Scale is the proportion of the model to the full size prototype. 

Gauge is the distance between the rails.  


In 1891, Marklin originated Gauge 1.  It was the first gauge for which a series of matching trains and track was made.  Originally 48 mm from center to center of the rails, it later became 1- inches (45 mm) between rails in the United Kingdom.  


Aster live steam locomotives are designed to run on 45 mm gauge track.  Years ago, Henry Greenly in the United Kingdom standardized 45mm for Gauge 1.  Recently it has become a popular choice for garden railways and with small-scale live steam enthusiasts.


In Gauge 1, models of Japan National Railway (JNR) locomotives are 1/30 scale.  Japanese prototypes operate on a standard gauge track that has a 1067 mm gauge.  European and American locomotives are designed for a standard gauge of 1435 mm (4 ft 8 inches). Aster models of European and American  locomotives are 1/32 scale.


In 1989, Aster changed the back-to-back dimensions between wheel flanges from 41 to 40 mm so that locomotives could negotiate smaller radius curves.  This fact should be taken into account when designing track work.  The following Aster locomotives were built with a back-to-back dimension of 41 mm: Schools Class, King Arthur Class, Americanized Mogul, Old Faithful, Reno, PLM 231, Narrow Gauge Shay, JJNR C12, SNCF 141 R and JNR C57.  On all other Aster locomotives, the back-to-back wheel flange dimension is 40 mm.

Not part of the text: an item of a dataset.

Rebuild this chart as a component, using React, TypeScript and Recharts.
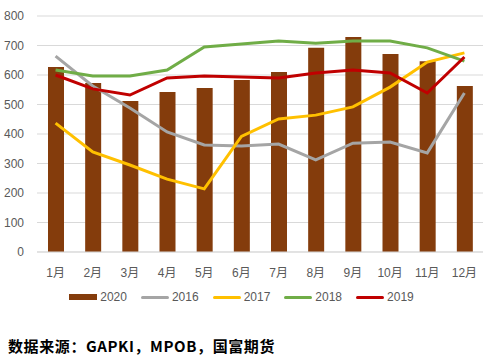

Live steam locomotives are built in other scales and gauges.  However, Gauge 0 track and Gauge 1 track remains the most popular for small-scale railways.  Practical limits that affect small-scale live steam locomotive are minimized in Gauge 1.  A few Aster locomotives are capable of hauling an adult, but this is generally not practical because of track strength limitations.